AIM >>
Give every line again exactly as it appears, please, but not the pictures.

— begin —

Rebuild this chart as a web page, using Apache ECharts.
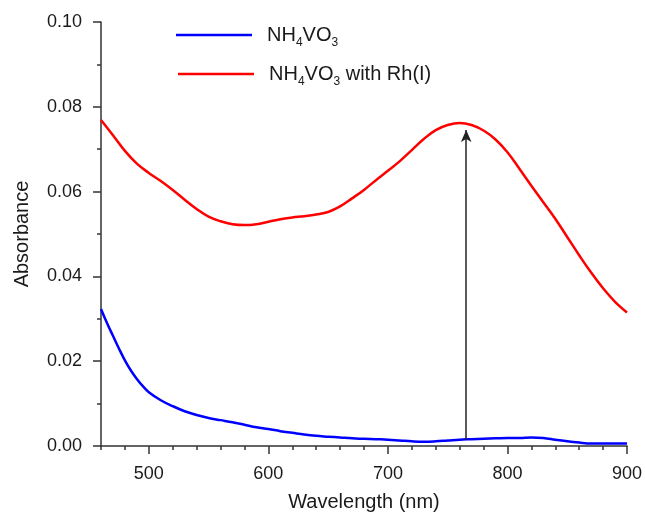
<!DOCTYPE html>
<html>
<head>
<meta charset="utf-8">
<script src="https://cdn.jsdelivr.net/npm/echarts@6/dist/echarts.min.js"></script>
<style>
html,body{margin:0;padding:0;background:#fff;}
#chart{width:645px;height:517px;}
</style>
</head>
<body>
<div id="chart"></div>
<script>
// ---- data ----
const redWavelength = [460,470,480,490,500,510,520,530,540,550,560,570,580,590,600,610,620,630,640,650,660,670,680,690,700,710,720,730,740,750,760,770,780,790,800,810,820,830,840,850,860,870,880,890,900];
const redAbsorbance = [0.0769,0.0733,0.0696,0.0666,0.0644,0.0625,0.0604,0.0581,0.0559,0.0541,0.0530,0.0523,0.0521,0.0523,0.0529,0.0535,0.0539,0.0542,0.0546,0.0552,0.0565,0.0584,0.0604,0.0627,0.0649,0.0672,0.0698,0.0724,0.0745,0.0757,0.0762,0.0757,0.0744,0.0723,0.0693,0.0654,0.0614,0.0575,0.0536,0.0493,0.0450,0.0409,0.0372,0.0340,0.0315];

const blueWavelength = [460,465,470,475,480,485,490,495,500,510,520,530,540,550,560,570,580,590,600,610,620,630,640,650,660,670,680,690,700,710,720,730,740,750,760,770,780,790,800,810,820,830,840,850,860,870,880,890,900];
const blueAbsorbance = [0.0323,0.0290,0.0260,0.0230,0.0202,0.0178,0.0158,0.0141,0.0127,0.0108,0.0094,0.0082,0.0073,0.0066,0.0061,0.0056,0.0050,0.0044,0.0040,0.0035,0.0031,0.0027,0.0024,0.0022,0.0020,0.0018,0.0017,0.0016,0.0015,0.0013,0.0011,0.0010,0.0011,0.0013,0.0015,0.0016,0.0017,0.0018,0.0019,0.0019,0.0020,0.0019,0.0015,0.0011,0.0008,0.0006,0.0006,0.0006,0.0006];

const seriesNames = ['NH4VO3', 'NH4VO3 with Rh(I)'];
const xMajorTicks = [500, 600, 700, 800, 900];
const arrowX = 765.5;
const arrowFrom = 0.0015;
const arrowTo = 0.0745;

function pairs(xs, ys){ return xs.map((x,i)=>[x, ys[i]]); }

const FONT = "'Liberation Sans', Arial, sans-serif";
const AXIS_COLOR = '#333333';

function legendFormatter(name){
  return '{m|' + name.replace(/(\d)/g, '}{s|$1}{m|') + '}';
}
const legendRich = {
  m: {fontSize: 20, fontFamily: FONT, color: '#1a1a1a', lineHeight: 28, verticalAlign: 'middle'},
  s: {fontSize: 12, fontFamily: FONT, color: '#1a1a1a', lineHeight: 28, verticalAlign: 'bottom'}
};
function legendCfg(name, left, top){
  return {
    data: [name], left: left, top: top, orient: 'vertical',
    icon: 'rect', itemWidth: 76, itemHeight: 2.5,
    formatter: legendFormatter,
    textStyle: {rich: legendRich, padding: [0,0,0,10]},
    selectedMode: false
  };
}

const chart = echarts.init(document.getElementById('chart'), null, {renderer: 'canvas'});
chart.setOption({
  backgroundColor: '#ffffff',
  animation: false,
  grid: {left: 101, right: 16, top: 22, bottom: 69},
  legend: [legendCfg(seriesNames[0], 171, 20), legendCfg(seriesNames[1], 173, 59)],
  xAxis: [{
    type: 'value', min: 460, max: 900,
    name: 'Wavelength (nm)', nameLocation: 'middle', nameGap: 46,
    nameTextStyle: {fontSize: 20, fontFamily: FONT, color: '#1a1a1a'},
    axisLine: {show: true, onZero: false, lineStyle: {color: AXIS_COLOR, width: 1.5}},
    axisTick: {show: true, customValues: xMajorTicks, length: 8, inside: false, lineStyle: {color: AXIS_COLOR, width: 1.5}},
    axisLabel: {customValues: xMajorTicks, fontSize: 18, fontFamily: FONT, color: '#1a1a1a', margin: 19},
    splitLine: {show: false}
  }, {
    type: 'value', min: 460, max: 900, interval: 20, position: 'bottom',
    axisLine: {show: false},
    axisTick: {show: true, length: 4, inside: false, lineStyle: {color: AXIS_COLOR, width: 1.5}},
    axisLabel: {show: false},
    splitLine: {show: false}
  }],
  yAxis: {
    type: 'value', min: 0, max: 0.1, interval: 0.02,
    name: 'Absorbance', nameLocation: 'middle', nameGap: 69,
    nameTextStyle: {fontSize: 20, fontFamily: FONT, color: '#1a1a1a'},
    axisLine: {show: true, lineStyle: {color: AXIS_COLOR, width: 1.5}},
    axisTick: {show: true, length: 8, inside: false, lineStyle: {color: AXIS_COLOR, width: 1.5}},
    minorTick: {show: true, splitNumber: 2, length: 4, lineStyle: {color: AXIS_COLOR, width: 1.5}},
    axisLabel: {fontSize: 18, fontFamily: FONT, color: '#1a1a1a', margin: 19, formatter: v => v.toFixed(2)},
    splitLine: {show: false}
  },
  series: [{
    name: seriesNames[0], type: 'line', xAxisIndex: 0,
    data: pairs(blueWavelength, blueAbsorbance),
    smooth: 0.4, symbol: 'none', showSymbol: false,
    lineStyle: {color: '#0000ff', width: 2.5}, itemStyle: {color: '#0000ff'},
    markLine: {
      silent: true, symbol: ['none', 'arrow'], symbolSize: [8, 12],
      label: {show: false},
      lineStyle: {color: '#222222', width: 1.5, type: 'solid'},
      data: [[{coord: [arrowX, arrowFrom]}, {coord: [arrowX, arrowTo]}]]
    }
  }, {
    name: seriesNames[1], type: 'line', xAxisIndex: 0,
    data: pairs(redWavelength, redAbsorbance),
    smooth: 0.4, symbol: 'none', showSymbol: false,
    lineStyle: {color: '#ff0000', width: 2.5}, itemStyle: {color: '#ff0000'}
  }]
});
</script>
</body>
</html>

— end —

RESULT BELOW >>
Rebuild this chart as a web page, using Apache ECharts.
<!DOCTYPE html>
<html>
<head>
<meta charset="utf-8">
<script src="https://cdn.jsdelivr.net/npm/echarts@6/dist/echarts.min.js"></script>
<style>
html,body{margin:0;padding:0;background:#fff;}
#chart{width:645px;height:517px;}
</style>
</head>
<body>
<div id="chart"></div>
<script>
// ---- data ----
const redWavelength = [460,470,480,490,500,510,520,530,540,550,560,570,580,590,600,610,620,630,640,650,660,670,680,690,700,710,720,730,740,750,760,770,780,790,800,810,820,830,840,850,860,870,880,890,900];
const redAbsorbance = [0.0769,0.0733,0.0696,0.0666,0.0644,0.0625,0.0604,0.0581,0.0559,0.0541,0.0530,0.0523,0.0521,0.0523,0.0529,0.0535,0.0539,0.0542,0.0546,0.0552,0.0565,0.0584,0.0604,0.0627,0.0649,0.0672,0.0698,0.0724,0.0745,0.0757,0.0762,0.0757,0.0744,0.0723,0.0693,0.0654,0.0614,0.0575,0.0536,0.0493,0.0450,0.0409,0.0372,0.0340,0.0315];

const blueWavelength = [460,465,470,475,480,485,490,495,500,510,520,530,540,550,560,570,580,590,600,610,620,630,640,650,660,670,680,690,700,710,720,730,740,750,760,770,780,790,800,810,820,830,840,850,860,870,880,890,900];
const blueAbsorbance = [0.0323,0.0290,0.0260,0.0230,0.0202,0.0178,0.0158,0.0141,0.0127,0.0108,0.0094,0.0082,0.0073,0.0066,0.0061,0.0056,0.0050,0.0044,0.0040,0.0035,0.0031,0.0027,0.0024,0.0022,0.0020,0.0018,0.0017,0.0016,0.0015,0.0013,0.0011,0.0010,0.0011,0.0013,0.0015,0.0016,0.0017,0.0018,0.0019,0.0019,0.0020,0.0019,0.0015,0.0011,0.0008,0.0006,0.0006,0.0006,0.0006];

const seriesNames = ['NH4VO3', 'NH4VO3 with Rh(I)'];
const xMajorTicks = [500, 600, 700, 800, 900];
const arrowX = 765.5;
const arrowFrom = 0.0015;
const arrowTo = 0.0745;

function pairs(xs, ys){ return xs.map((x,i)=>[x, ys[i]]); }

const FONT = "'Liberation Sans', Arial, sans-serif";
const AXIS_COLOR = '#333333';

function legendFormatter(name){
  return '{m|' + name.replace(/(\d)/g, '}{s|$1}{m|') + '}';
}
const legendRich = {
  m: {fontSize: 20, fontFamily: FONT, color: '#1a1a1a', lineHeight: 28, verticalAlign: 'middle'},
  s: {fontSize: 12, fontFamily: FONT, color: '#1a1a1a', lineHeight: 28, verticalAlign: 'bottom'}
};
function legendCfg(name, left, top){
  return {
    data: [name], left: left, top: top, orient: 'vertical',
    icon: 'rect', itemWidth: 76, itemHeight: 2.5,
    formatter: legendFormatter,
    textStyle: {rich: legendRich, padding: [0,0,0,10]},
    selectedMode: false
  };
}

const chart = echarts.init(document.getElementById('chart'), null, {renderer: 'canvas'});
chart.setOption({
  backgroundColor: '#ffffff',
  animation: false,
  grid: {left: 101, right: 16, top: 22, bottom: 69},
  legend: [legendCfg(seriesNames[0], 171, 20), legendCfg(seriesNames[1], 173, 59)],
  xAxis: [{
    type: 'value', min: 460, max: 900,
    name: 'Wavelength (nm)', nameLocation: 'middle', nameGap: 46,
    nameTextStyle: {fontSize: 20, fontFamily: FONT, color: '#1a1a1a'},
    axisLine: {show: true, onZero: false, lineStyle: {color: AXIS_COLOR, width: 1.5}},
    axisTick: {show: true, customValues: xMajorTicks, length: 8, inside: false, lineStyle: {color: AXIS_COLOR, width: 1.5}},
    axisLabel: {customValues: xMajorTicks, fontSize: 18, fontFamily: FONT, color: '#1a1a1a', margin: 19},
    splitLine: {show: false}
  }, {
    type: 'value', min: 460, max: 900, interval: 20, position: 'bottom',
    axisLine: {show: false},
    axisTick: {show: true, length: 4, inside: false, lineStyle: {color: AXIS_COLOR, width: 1.5}},
    axisLabel: {show: false},
    splitLine: {show: false}
  }],
  yAxis: {
    type: 'value', min: 0, max: 0.1, interval: 0.02,
    name: 'Absorbance', nameLocation: 'middle', nameGap: 69,
    nameTextStyle: {fontSize: 20, fontFamily: FONT, color: '#1a1a1a'},
    axisLine: {show: true, lineStyle: {color: AXIS_COLOR, width: 1.5}},
    axisTick: {show: true, length: 8, inside: false, lineStyle: {color: AXIS_COLOR, width: 1.5}},
    minorTick: {show: true, splitNumber: 2, length: 4, lineStyle: {color: AXIS_COLOR, width: 1.5}},
    axisLabel: {fontSize: 18, fontFamily: FONT, color: '#1a1a1a', margin: 19, formatter: v => v.toFixed(2)},
    splitLine: {show: false}
  },
  series: [{
    name: seriesNames[0], type: 'line', xAxisIndex: 0,
    data: pairs(blueWavelength, blueAbsorbance),
    smooth: 0.4, symbol: 'none', showSymbol: false,
    lineStyle: {color: '#0000ff', width: 2.5}, itemStyle: {color: '#0000ff'},
    markLine: {
      silent: true, symbol: ['none', 'arrow'], symbolSize: [8, 12],
      label: {show: false},
      lineStyle: {color: '#222222', width: 1.5, type: 'solid'},
      data: [[{coord: [arrowX, arrowFrom]}, {coord: [arrowX, arrowTo]}]]
    }
  }, {
    name: seriesNames[1], type: 'line', xAxisIndex: 0,
    data: pairs(redWavelength, redAbsorbance),
    smooth: 0.4, symbol: 'none', showSymbol: false,
    lineStyle: {color: '#ff0000', width: 2.5}, itemStyle: {color: '#ff0000'}
  }]
});
</script>
</body>
</html>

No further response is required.